The Law of Conservation of Matter is a fundamental principle in physics and chemistry that states that matter is neither created nor destroyed in any ordinary chemical or physical process. This means that the total amount of matter in a closed system remains constant over time, regardless of the changes that occur within the system. In simpler terms, the law asserts that the mass of the reactants in a chemical reaction must equal the mass of the products. This concept is rooted in the idea that matter can change form—it can be broken down, rearranged, or combined—but it cannot simply disappear or appear out of nothing.

This law is closely tied to the understanding of chemical reactions, where the rearrangement of atoms results in the formation of new substances. For example, when wood burns, it appears that the wood is destroyed, but in reality, the matter is transformed into ash, smoke, and gases like carbon dioxide and water vapor. The total mass of the wood before burning is equal to the combined mass of the ash, smoke, and gases after burning. This illustrates the conservation of matter in action, as the matter is conserved but changes form.
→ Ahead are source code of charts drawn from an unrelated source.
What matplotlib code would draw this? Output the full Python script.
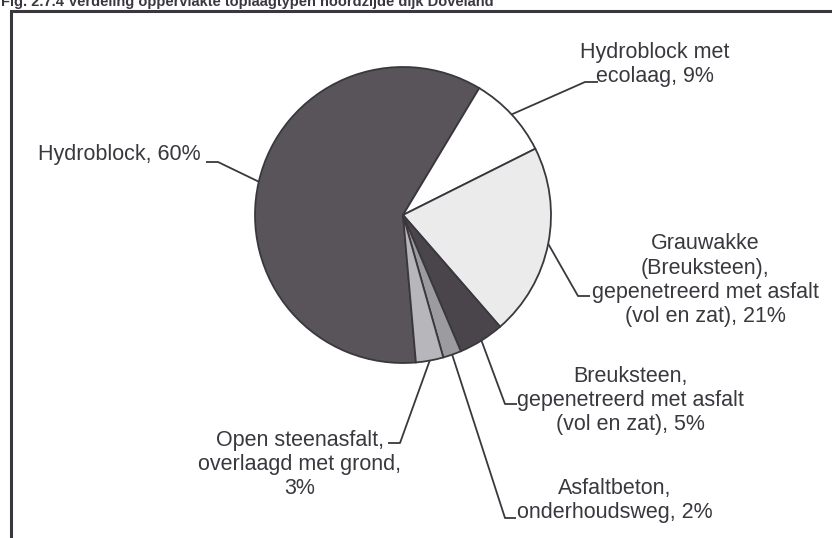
import matplotlib
matplotlib.use("Agg")
import numpy as np
import matplotlib.pyplot as plt

# Verdeling toplaagtypen (percentages)
categories = ["Hydroblock",
              "Hydroblock met\necolaag",
              "Grauwakke\n(Breuksteen),\ngepenetreerd met asfalt\n(vol en zat)",
              "Breuksteen,\ngepenetreerd met asfalt\n(vol en zat)",
              "Asfaltbeton,\nonderhoudsweg",
              "Open steenasfalt,\noverlaagd met grond"]
shares = [60, 9, 21, 5, 2, 3]
title = "Fig. 2.7.4 Verdeling oppervlakte toplaagtypen noordzijde dijk Doveland"

colors = ["#58545a", "#ffffff", "#ebebeb", "#4a454b", "#9c9b9f", "#b7b6ba"]
ink = "#3a383e"

W, H = 832, 538
def P(x, y):
    # pixel (top-left origin) -> data coords
    return x, H - y

# label layout: text anchor (pixel, baseline of last line), separator,
# leader elbow + tick end (pixel)
layout = [
    dict(xy=(119, 160), sep=", ", path=[(218, 162), (206, 162)]),
    dict(xy=(655, 82), sep=", ", path=[(585, 82), (598, 82)]),
    dict(xy=(705, 322), sep=", ", path=[(578, 296), (590, 296)]),
    dict(xy=(630, 430), sep=", ", path=[(505, 404), (517, 404)]),
    dict(xy=(615, 518), sep=", ", path=[(505, 518), (516, 518)]),
    dict(xy=(300, 494), sep=",\n", path=[(400, 443), (388, 443)]),
]

fig = plt.figure(figsize=(W / 100, H / 100), dpi=100)
ax = fig.add_axes([0, 0, 1, 1])

cx, cy = P(403, 215)
r = 148
wedges, _ = ax.pie(shares, colors=colors, startangle=275, counterclock=False,
                   center=(cx, cy), radius=r, frame=True,
                   wedgeprops=dict(edgecolor=ink, linewidth=1.3))
ax.set_xlim(0, W)
ax.set_ylim(0, H)
ax.set_aspect('equal')
ax.axis('off')

for w, name, pct, lay in zip(wedges, categories, shares, layout):
    mid = np.deg2rad((w.theta1 + w.theta2) / 2.0)
    ax_, ay_ = cx + r * np.cos(mid), cy + r * np.sin(mid)
    pts = [(ax_, ay_)] + [P(*p) for p in lay['path']]
    xs, ys = zip(*pts)
    ax.plot(xs, ys, color=ink, lw=1.3, solid_capstyle='butt')
    tx, ty = P(*lay['xy'])
    ax.text(tx, ty, f"{name}{lay['sep']}{pct}%", ha='center', va='baseline',
            multialignment='center', fontsize=15.5, color=ink,
            family='Liberation Sans', linespacing=1.2)

# frame around the chart
ax.plot(*zip(P(11, H), P(11, 11), P(W, 11)), color=ink, lw=2.2,
        solid_joinstyle='miter')
tx, ty = P(1, 6)
ax.text(tx, ty, title, ha='left', va='baseline', fontsize=10.5,
        fontweight='bold', color=ink, family='Liberation Sans')

fig.savefig("out.png", dpi=100, facecolor='white')
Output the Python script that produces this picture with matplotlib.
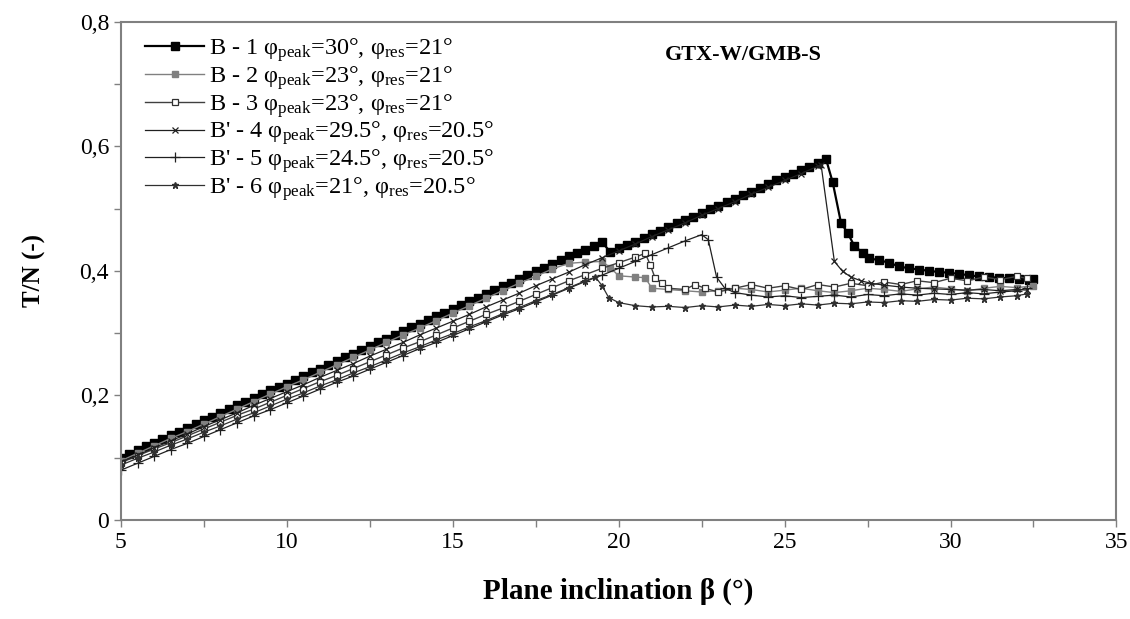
import numpy as np
import matplotlib.pyplot as plt
from matplotlib.ticker import MultipleLocator

plt.rcParams['font.family'] = ['Liberation Serif', 'DejaVu Serif']
plt.rcParams['mathtext.fontset'] = 'custom'
plt.rcParams['mathtext.rm'] = 'Liberation Serif'
plt.rcParams['mathtext.it'] = 'Liberation Serif:italic'
plt.rcParams['mathtext.bf'] = 'Liberation Serif:bold'

# B - 1 (0.25 deg steps on the rising part)
b1_x = list(np.arange(5.0, 26.26, 0.25)) + [26.45, 26.7, 26.9, 27.1, 27.35, 27.55, 27.85, 28.15, 28.45,
                                             28.75, 29.05, 29.35, 29.65, 29.95, 30.25, 30.55, 30.85, 31.15,
                                             31.45, 31.75, 32.05, 32.35, 32.5]
b1_y = [0.100, 0.106, 0.112, 0.118, 0.124, 0.130, 0.136, 0.142, 0.148, 0.154, 0.160, 0.166, 0.172, 0.178,
        0.184, 0.190, 0.196, 0.202, 0.208, 0.213, 0.219, 0.225, 0.231, 0.237, 0.243, 0.249, 0.255, 0.261,
        0.267, 0.273, 0.279, 0.285, 0.291, 0.297, 0.303, 0.309, 0.315, 0.321, 0.327, 0.333, 0.339, 0.345,
        0.351, 0.357, 0.363, 0.369, 0.375, 0.381, 0.387, 0.393, 0.399, 0.405, 0.411, 0.417, 0.423, 0.429,
        0.434, 0.440, 0.446,
        0.430, 0.436, 0.441, 0.447, 0.453, 0.459, 0.464, 0.470, 0.476, 0.482, 0.487, 0.493, 0.499, 0.504,
        0.510, 0.516, 0.522, 0.527, 0.533, 0.539, 0.545, 0.550, 0.556, 0.562, 0.567, 0.573, 0.579,
        0.542, 0.477, 0.461, 0.440, 0.429, 0.420, 0.417, 0.413, 0.407, 0.404, 0.402, 0.400, 0.398, 0.397,
        0.395, 0.393, 0.391, 0.390, 0.389, 0.388, 0.387, 0.386, 0.387]

# B - 2
b2_x = list(np.arange(5.0, 19.51, 0.5)) + [19.75, 20.0, 20.5, 20.8, 21.0, 21.5, 22.0, 22.5, 23.0, 23.5, 24.0,
                                           24.5, 25.0, 25.5, 26.0, 26.5, 27.0, 27.5, 28.0, 28.5, 29.0, 29.5,
                                           30.0, 30.5, 31.0, 31.5, 32.0, 32.5]
b2_y = [0.095, 0.107, 0.119, 0.131, 0.142, 0.154, 0.166, 0.178, 0.190, 0.202, 0.214, 0.225, 0.237, 0.249,
        0.261, 0.273, 0.285, 0.297, 0.308, 0.320, 0.332, 0.344, 0.356, 0.368, 0.380, 0.391, 0.403, 0.412,
        0.414, 0.415,
        0.405, 0.392, 0.390, 0.389, 0.372, 0.370, 0.368, 0.366, 0.368, 0.372, 0.370, 0.366, 0.369, 0.372,
        0.368, 0.365, 0.368, 0.372, 0.370, 0.367, 0.371, 0.374, 0.371, 0.368, 0.372, 0.375, 0.373, 0.376]

# B - 3
b3_x = list(np.arange(5.0, 20.51, 0.5)) + [20.8, 20.95, 21.1, 21.3, 21.5, 22.0, 22.3, 22.6, 23.0, 23.5, 24.0,
                                           24.5, 25.0, 25.5, 26.0, 26.5, 27.0, 27.5, 28.0, 28.5, 29.0, 29.5,
                                           30.0, 30.5, 31.0, 31.5, 32.0, 32.3]
b3_y = [0.092, 0.103, 0.114, 0.124, 0.135, 0.146, 0.157, 0.168, 0.178, 0.189, 0.200, 0.211, 0.222, 0.232,
        0.243, 0.254, 0.265, 0.276, 0.286, 0.297, 0.308, 0.319, 0.330, 0.340, 0.351, 0.362, 0.373, 0.384,
        0.394, 0.404, 0.413, 0.422,
        0.428, 0.410, 0.388, 0.380, 0.372, 0.370, 0.378, 0.372, 0.366, 0.372, 0.378, 0.372, 0.376, 0.370,
        0.378, 0.374, 0.380, 0.376, 0.382, 0.378, 0.384, 0.381, 0.388, 0.384, 0.390, 0.386, 0.391, 0.388]

# B' - 4
b4_x = list(np.arange(5.0, 26.01, 0.5)) + [26.1, 26.5, 26.75, 27.0, 27.3, 27.6, 28.0, 28.5, 29.0, 29.5, 30.0,
                                           30.5, 31.0, 31.5, 32.0, 32.3]
b4_y = [0.093, 0.104, 0.116, 0.127, 0.138, 0.150, 0.161, 0.172, 0.184, 0.195, 0.206, 0.217, 0.229, 0.240,
        0.251, 0.263, 0.274, 0.285, 0.297, 0.308, 0.319, 0.330, 0.342, 0.353, 0.364, 0.376, 0.387, 0.398,
        0.410, 0.421, 0.432, 0.443, 0.455, 0.466, 0.477, 0.489, 0.500, 0.511, 0.523, 0.534, 0.545, 0.556,
        0.568,
        0.570, 0.415, 0.399, 0.390, 0.384, 0.380, 0.377, 0.374, 0.372, 0.371, 0.370, 0.369, 0.370, 0.368,
        0.370, 0.369]

# B' - 5
b5_x = list(np.arange(5.0, 22.51, 0.5)) + [22.7, 22.95, 23.2, 23.5, 24.0, 24.5, 25.0, 25.5, 26.0, 26.5, 27.0,
                                           27.5, 28.0, 28.5, 29.0, 29.5, 30.0, 30.5, 31.0, 31.5, 32.0, 32.3]
b5_y = [0.080, 0.091, 0.102, 0.113, 0.123, 0.134, 0.145, 0.156, 0.167, 0.177, 0.188, 0.199, 0.210, 0.221,
        0.231, 0.242, 0.253, 0.264, 0.275, 0.285, 0.296, 0.307, 0.318, 0.329, 0.339, 0.350, 0.361, 0.372,
        0.383, 0.393, 0.404, 0.415, 0.426, 0.437, 0.448, 0.458,
        0.450, 0.390, 0.372, 0.365, 0.361, 0.358, 0.360, 0.357, 0.359, 0.361, 0.358, 0.362, 0.360, 0.363,
        0.361, 0.364, 0.362, 0.365, 0.363, 0.366, 0.368, 0.372]

# B' - 6
b6_x = list(np.arange(5.0, 19.01, 0.5)) + [19.3, 19.5, 19.7, 20.0, 20.5, 21.0, 21.5, 22.0, 22.5, 23.0, 23.5,
                                           24.0, 24.5, 25.0, 25.5, 26.0, 26.5, 27.0, 27.5, 28.0, 28.5, 29.0,
                                           29.5, 30.0, 30.5, 31.0, 31.5, 32.0, 32.3]
b6_y = [0.088, 0.099, 0.109, 0.120, 0.130, 0.141, 0.151, 0.162, 0.172, 0.183, 0.194, 0.204, 0.215, 0.225,
        0.236, 0.246, 0.257, 0.268, 0.278, 0.289, 0.299, 0.310, 0.320, 0.331, 0.341, 0.352, 0.362, 0.373,
        0.384,
        0.390, 0.376, 0.357, 0.349, 0.344, 0.342, 0.343, 0.341, 0.344, 0.342, 0.345, 0.343, 0.346, 0.344,
        0.347, 0.345, 0.348, 0.347, 0.350, 0.349, 0.352, 0.351, 0.354, 0.353, 0.356, 0.355, 0.358, 0.360,
        0.363]

labels = ["B - 1 φ$_{\\mathrm{peak}}$=30°, φ$_{\\mathrm{res}}$=21°",
          "B - 2 φ$_{\\mathrm{peak}}$=23°, φ$_{\\mathrm{res}}$=21°",
          "B - 3 φ$_{\\mathrm{peak}}$=23°, φ$_{\\mathrm{res}}$=21°",
          "B' - 4 φ$_{\\mathrm{peak}}$=29.5°, φ$_{\\mathrm{res}}$=20.5°",
          "B' - 5 φ$_{\\mathrm{peak}}$=24.5°, φ$_{\\mathrm{res}}$=20.5°",
          "B' - 6 φ$_{\\mathrm{peak}}$=21°, φ$_{\\mathrm{res}}$=20.5°"]
yticklabels = ['0', '0,2', '0,4', '0,6', '0,8']

fig = plt.figure(figsize=(11.3, 6.19), dpi=100)
ax = fig.add_axes([0.107, 0.160, 0.881, 0.805])

ax.plot(b1_x, b1_y, color='black', lw=1.6, marker='s', ms=6, label=labels[0])
ax.plot(b2_x, b2_y, color='#808080', lw=1.0, marker='s', ms=4.5, label=labels[1])
ax.plot(b3_x, b3_y, color='#404040', lw=1.0, marker='s', ms=5, mfc='white', mec='#303030', mew=0.9,
        label=labels[2])
ax.plot(b4_x, b4_y, color='#202020', lw=0.9, marker='x', ms=4.5, mew=0.9, label=labels[3])
ax.plot(b5_x, b5_y, color='#202020', lw=0.9, marker='+', ms=7, mew=0.9, label=labels[4])
ax.plot(b6_x, b6_y, color='#303030', lw=0.9, marker='*', ms=4.5, label=labels[5])

ax.set_xlim(5, 35)
ax.set_ylim(0, 0.8)
ax.xaxis.set_major_locator(MultipleLocator(5))
ax.xaxis.set_minor_locator(MultipleLocator(2.5))
ax.set_yticks([0, 0.2, 0.4, 0.6, 0.8])
ax.set_yticklabels(yticklabels)
ax.yaxis.set_minor_locator(MultipleLocator(0.1))
ax.tick_params(which='both', direction='out', length=5, width=1, color='#808080', labelsize=17)
for s in ax.spines.values():
    s.set_color('#808080')
    s.set_linewidth(1.5)

ax.set_xlabel('Plane inclination β (°)', fontsize=21, fontweight='bold', labelpad=18)
ax.set_ylabel('T/N (-)', fontsize=18, fontweight='bold', labelpad=24)
ax.text(23.75, 0.747, 'GTX-W/GMB-S', fontsize=16, fontweight='bold', ha='center', va='center')

ax.legend(loc='upper left', bbox_to_anchor=(0.01, 1.0), frameon=False, fontsize=17.5,
          handlelength=2.4, handletextpad=0.2, labelspacing=0.0, borderaxespad=0.2)

fig.savefig('out.png', dpi=100)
The Law of Conservation of Matter is also consistent with the broader principles of conservation in physics, such as the conservation of energy. Together, these laws highlight the interconnectedness of physical and chemical processes. It is important to note, however, that the law of conservation of matter does not hold in nuclear reactions, where a small amount of matter is converted into a large amount of energy, as described by Einstein's famous equation, E=mc². In such cases, the conservation of mass-energy applies, but the strict conservation of matter alone does not.

In practical applications, the Law of Conservation of Matter is essential for balancing chemical equations, where the number of atoms of each element on the reactant side must equal the number on the product side. This ensures that the equation adheres to the principle of matter conservation. For instance, in the reaction between hydrogen and oxygen to form water (2H₂ + O₂ → 2H₂O), the number of hydrogen and oxygen atoms is the same on both sides of the equation, demonstrating the conservation of matter.

Understanding the Law of Conservation of Matter is crucial for students and scientists alike, as it forms the basis for many scientific analyses and experiments. It provides a foundational framework for predicting the outcomes of chemical reactions and understanding the behavior of matter in various processes. By recognizing that matter is conserved, scientists can approach problems with the confidence that the total amount of matter remains constant, even as it undergoes transformations. This principle remains a cornerstone of scientific inquiry, guiding research and education in the fields of chemistry, physics, and beyond.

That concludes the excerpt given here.